Key Issues in Environment and Development (15 credits)

This module engages critically with the key theoretical debates that shape the environment, society and international development. By looking at current questions in development theory and their relationship to development practice in the context of environmental change, it encourages students to think critically about the ways in which interdisciplinary approaches define issues and problems, and the theoretical viewpoints that inform their actions.

Managing Climate Change (15 credits)

This module aims to engender a detailed understanding of the development of ideas and theories of climate change, integrating the core science behind our understandings of climate change with a critical analysis of how this is interpreted and communicated. This understanding is then applied to consider the challenge of living with climate change in the Global South.

Using Policy to Strengthen Health Systems (15 credits)

This module develops critical understandings of health policy and particular health systems, and to develop ideas and proposals about how these health systems can be strengthened - and who might or might not benefit.

Cities of Diversity (15 credits)

This module focuses on diversity in the form of differing social identities (such as race and gender) but also diversity in terms of interpretations of planning and city building, some of which may appear irrational to mainstream planning frameworks. The module will focus on cities in both the developing and developed world.

Planning for Informality (15 credits)

The module aims to develop a critical understanding of informality in the cities of the Global South. Through a mixture of seminars and group work it explores the patterns and causes of informal settlement and working practices, introducing and critiquing a range of theoretical approaches, and examines the responses of planners to informality.
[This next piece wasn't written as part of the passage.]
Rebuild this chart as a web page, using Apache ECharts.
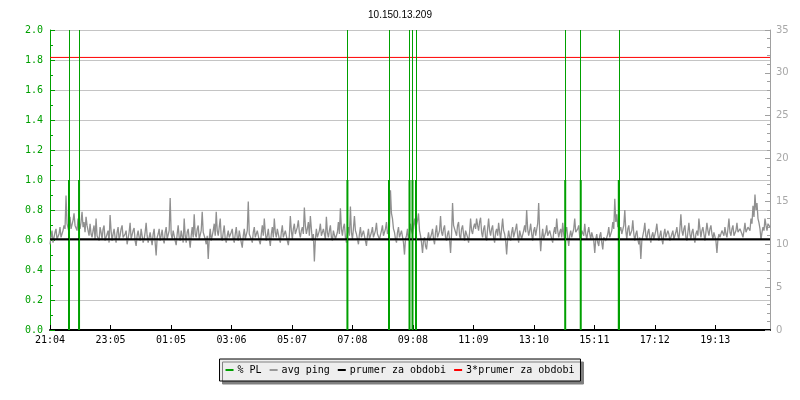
<!DOCTYPE html>
<html>
<head>
<meta charset="utf-8">
<script src="https://cdn.jsdelivr.net/npm/echarts@6/dist/echarts.min.js"></script>
<style>html,body{margin:0;padding:0;background:#fff}#c{width:800px;height:400px}</style>
</head>
<body>
<div id="c"></div>
<script>
// ---- data ----
const title = '10.150.13.209';
const timeLabels = ['21:04','23:05','01:05','03:06','05:07','07:08','09:08','11:09','13:10','15:11','17:12','19:13'];
const labelStepMin = 120.8;      // minutes between time labels
const spanMin = 1438;            // minutes shown on the x axis
const pingStepMin = 2;           // minutes between ping samples

// avg ping (ms, right axis), one sample per 2 minutes
const avgPing = [
 10.0,10.8,11.6,10.2,10.4,11.4,11.8,10.6,10.6,11.2,12.0,10.8,10.9,11.6,12.2,11.8,15.7,12.4,12.6,11.4,
 13.2,11.8,12.0,12.8,13.6,12.2,12.4,11.6,13.0,12.4,11.8,12.6,13.8,12.0,12.6,11.4,13.2,12.2,11.6,11.0,
 12.4,11.2,10.8,11.6,12.2,10.6,13.0,11.0,11.2,10.4,12.0,11.4,10.6,11.8,12.2,10.4,10.8,11.2,11.6,10.2,
 13.4,11.6,10.4,11.2,11.8,10.8,10.2,11.4,12.0,10.6,11.0,11.8,12.2,10.8,10.6,11.2,11.6,10.0,10.2,11.4,
 12.5,10.6,10.8,11.6,11.9,10.4,9.8,11.0,11.6,10.8,10.4,11.8,12.0,10.2,10.6,11.4,12.5,11.0,10.2,10.8,
 11.4,10.6,9.9,11.2,11.8,10.2,8.7,10.8,11.2,11.8,10.4,11.0,11.7,10.6,10.1,11.4,12.0,10.6,10.8,11.6,
 15.4,11.2,10.6,11.6,11.8,10.4,9.9,11.2,12.2,10.8,10.4,11.6,11.6,10.2,13.0,11.0,10.2,11.4,11.8,10.6,
 9.6,11.0,12.0,10.8,13.5,11.2,10.8,11.8,12.2,10.6,10.4,11.6,13.8,11.4,11.2,10.6,10.0,11.0,8.3,10.6,
 11.8,10.4,10.6,11.6,12.4,11.0,13.8,11.6,11.0,12.0,13.0,10.8,10.4,11.4,12.2,10.6,10.2,11.0,11.6,10.8,

 10.6,11.4,11.8,10.6,10.2,11.2,12.0,10.8,10.4,11.6,11.4,10.2,9.6,11.0,11.8,10.6,10.8,11.6,15.0,11.2,
 11.2,10.6,10.2,11.4,12.0,10.8,10.6,11.6,11.6,10.4,10.0,11.2,12.2,11.0,13.0,11.4,10.4,11.0,11.8,10.6,
 9.8,11.2,12.0,10.8,13.0,11.4,10.8,11.8,11.6,10.6,10.2,11.4,12.2,10.8,10.6,11.6,11.8,10.4,9.9,11.0,
 13.3,11.6,10.6,11.8,12.4,11.2,11.0,12.0,12.8,11.4,10.8,11.6,12.0,11.2,14.3,12.2,11.2,11.8,12.6,11.0,
 13.3,11.8,10.4,11.2,8.0,10.6,11.8,10.8,10.6,11.6,12.4,11.0,11.0,11.8,12.0,10.6,13.2,11.4,10.8,11.6,
 12.2,10.8,10.4,11.6,11.8,10.6,10.6,11.4,12.6,11.2,14.2,11.8,11.0,12.0,12.4,10.8,10.2,11.2,12.0,11.0,
 14.4,11.4,10.6,11.8,13.3,11.6,11.2,10.6,10.0,11.2,12.0,10.8,10.8,11.6,11.6,10.4,9.8,11.0,11.8,10.6,
 10.4,11.4,12.0,10.8,10.6,11.6,12.5,11.2,11.2,10.6,10.4,11.6,12.2,11.0,11.0,11.8,12.6,11.2,11.4,12.0,
 16.3,13.6,13.0,11.8,11.4,10.6,10.2,11.4,12.0,10.8,10.8,11.6,11.6,10.2,8.8,10.6,11.0,11.8,10.4,11.2,

 12.4,11.6,11.2,12.2,13.0,11.8,12.0,12.8,13.6,11.6,11.0,10.2,9.0,10.4,10.8,9.8,9.4,10.6,11.4,10.4,
 10.2,11.2,11.8,10.6,10.0,11.4,12.2,10.8,10.6,11.6,13.3,11.4,11.0,11.8,12.2,10.8,10.4,11.2,11.6,10.6,
 9.0,11.2,14.8,12.2,12.0,11.4,11.0,12.2,12.6,11.0,10.6,11.8,12.2,11.2,10.4,11.6,11.8,10.8,10.2,11.4,
 13.0,11.6,11.2,12.0,12.4,11.8,13.0,12.2,11.6,12.6,13.1,11.4,10.8,11.8,12.2,10.8,10.4,11.8,13.0,11.6,
 11.0,11.8,12.2,10.8,10.2,11.4,11.8,11.0,12.5,11.4,10.6,11.8,13.0,11.6,11.2,10.4,8.8,10.6,11.6,10.8,
 10.4,11.4,12.0,10.8,10.8,11.8,12.4,11.0,10.2,11.6,11.8,10.6,10.6,11.6,12.2,11.4,14.0,11.8,11.0,11.6,
 12.4,11.2,10.4,11.6,12.0,11.0,11.2,12.4,14.8,11.4,9.2,10.8,11.8,10.6,10.4,11.4,12.2,11.0,10.8,11.6,
 11.6,10.6,10.2,11.4,12.0,11.2,13.0,11.6,10.8,11.4,11.8,10.8,12.5,11.2,10.4,11.6,12.0,10.8,9.8,11.0,
 11.6,10.8,10.6,11.8,13.0,11.4,11.2,11.8,12.2,10.8,10.4,11.6,11.8,11.0,12.4,11.2,10.6,11.4,12.0,11.2,

 10.6,11.4,11.6,10.4,9.0,10.6,11.2,10.2,9.8,11.0,11.4,10.2,9.4,10.8,11.0,10.4,10.2,11.2,12.0,10.8,
 10.8,11.6,12.6,11.8,15.3,12.6,13.5,12.0,12.4,11.6,12.0,11.2,11.0,12.2,14.0,11.6,10.6,11.8,12.2,11.0,
 10.8,11.6,12.8,11.2,10.4,11.2,11.6,10.6,10.0,10.8,8.3,10.4,11.0,11.6,12.5,11.0,10.6,11.4,11.8,10.8,
 10.2,11.0,11.4,10.6,10.8,11.6,12.4,11.2,10.4,11.0,11.6,10.6,10.0,11.2,11.8,10.8,10.6,11.6,11.2,10.4,
 10.2,11.2,11.6,10.6,10.8,11.4,12.0,11.0,10.6,11.8,13.5,11.6,11.0,11.8,12.2,10.8,10.4,11.4,12.5,11.2,
 10.6,11.4,11.8,10.8,10.2,11.2,11.6,11.0,13.0,11.8,10.8,11.6,12.0,11.2,10.4,11.4,12.5,11.6,11.0,11.8,
 12.2,11.2,10.6,11.4,11.4,10.4,9.0,10.6,11.2,10.8,10.6,11.6,11.8,11.0,12.0,11.2,10.8,11.8,13.0,11.4,
 11.0,11.8,12.2,11.0,10.8,11.6,12.5,11.4,11.2,11.8,12.0,11.2,10.8,11.6,12.5,11.4,11.4,12.0,12.2,11.6,
 13.0,12.4,14.5,13.2,15.8,14.0,14.8,13.0,12.5,11.8,10.5,11.4,12.0,11.6,13.0,12.2,11.6,12.4,12.5,12.0
];

// packet loss events (minutes from start, % PL on left axis)
const plTimes  = [38, 58, 594, 677, 718, 724, 731, 1029, 1060, 1136];
const plValues = [1.0, 1.0, 1.0, 1.0, 1.0, 1.0, 1.0, 1.0, 1.0, 1.0];

const meanPing = 10.6;   // prumer za obdobi (ms)
const meanFactor = 3;    // 3*prumer

// ---- chart ----
const GREEN = '#00a000';
const pingData = avgPing.map((v, i) => [i * pingStepMin, v]);
const plData = plTimes.map((t, i) => [t, plValues[i]]);
const mono = 'DejaVu Sans Mono';

const chart = echarts.init(document.getElementById('c'), null, {renderer: 'canvas'});
chart.setOption({
  animation: false,
  backgroundColor: '#ffffff',
  title: {
    text: title, left: 'center', top: 5,
    textStyle: {fontFamily: 'Liberation Sans', fontSize: 10, fontWeight: 'normal', color: '#000'}
  },
  grid: {left: 50, right: 30, top: 30, bottom: 70, containLabel: false},
  legend: {
    left: 'center', top: 359,
    padding: [6, 6, 6, 6],
    backgroundColor: '#eeeeee', borderColor: '#000', borderWidth: 1,
    shadowColor: '#808080', shadowBlur: 0, shadowOffsetX: 3, shadowOffsetY: 3,
    itemWidth: 8, itemHeight: 2, itemGap: 8, icon: 'rect',
    textStyle: {fontFamily: mono, fontSize: 10, color: '#000', padding: [0, 0, 0, -1]},
    data: ['% PL', 'avg ping', 'prumer za obdobi', '3*prumer za obdobi']
  },
  xAxis: {
    type: 'value', min: 0, max: spanMin, interval: labelStepMin,
    axisLine: {show: true, lineStyle: {color: '#000', width: 2}},
    axisTick: {show: true, inside: true, length: 5, lineStyle: {color: '#000', width: 1}},
    splitLine: {show: false},
    axisLabel: {
      showMaxLabel: false, margin: 5,
      fontFamily: mono, fontSize: 10, color: '#000',
      formatter: v => timeLabels[Math.round(v / labelStepMin)] || ''
    }
  },
  yAxis: [
    {
      type: 'value', min: 0, max: 2, interval: 0.2, position: 'left',
      axisLine: {show: true, lineStyle: {color: GREEN, width: 1}},
      axisTick: {show: true, inside: true, length: 5, lineStyle: {color: GREEN}},
      minorTick: {show: true, splitNumber: 2, length: 3, lineStyle: {color: GREEN}},
      splitLine: {show: true, lineStyle: {color: '#c4c4c4', width: 1}},
      axisLabel: {margin: 7, fontFamily: mono, fontSize: 10, color: GREEN, formatter: v => v.toFixed(1)}
    },
    {
      type: 'value', min: 0, max: 35, interval: 5, position: 'right',
      axisLine: {show: true, lineStyle: {color: '#a0a0a0', width: 1}},
      axisTick: {show: true, inside: true, length: 5, lineStyle: {color: '#a0a0a0'}},
      minorTick: {show: true, splitNumber: 5, length: 3, lineStyle: {color: '#a0a0a0'}},
      splitLine: {show: false},
      axisLabel: {margin: 6, fontFamily: 'DejaVu Sans', fontSize: 10, color: '#a8a8a8'}
    }
  ],
  series: [
    {
      name: 'avg ping', type: 'line', yAxisIndex: 1, data: pingData,
      showSymbol: false, symbol: 'none', z: 2,
      lineStyle: {color: '#909090', width: 1.3}, itemStyle: {color: '#999999'}
    },
    {
      name: '% PL', type: 'bar', yAxisIndex: 0, data: plData, barWidth: 2, z: 3,
      itemStyle: {color: GREEN},
      markLine: {
        silent: true, symbol: 'none', label: {show: false},
        lineStyle: {color: GREEN, width: 1, type: 'solid', opacity: 1},
        data: plTimes.map(t => ({xAxis: t}))
      }
    },
    {
      name: 'prumer za obdobi', type: 'line', yAxisIndex: 1,
      data: [[0, meanPing], [spanMin, meanPing]],
      showSymbol: false, symbol: 'none', z: 4,
      lineStyle: {color: '#000', width: 2}, itemStyle: {color: '#000'}
    },
    {
      name: '3*prumer za obdobi', type: 'line', yAxisIndex: 1,
      data: [[0, meanPing * meanFactor], [spanMin, meanPing * meanFactor]],
      showSymbol: false, symbol: 'none', z: 4,
      lineStyle: {color: '#ff0000', width: 1}, itemStyle: {color: '#ff0000'}
    }
  ]
});
</script>
</body>
</html>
The content of our courses is reviewed annually to make sure it is up-to-date and relevant. Individual modules are occasionally updated or withdrawn. This is in response to discoveries through our world-leading research, funding changes, professional accreditation requirements, student or employer feedback, outcomes of reviews, and variations in staff or student numbers. In the event of any change we'll consult and inform students in good time and take reasonable steps to minimise disruption.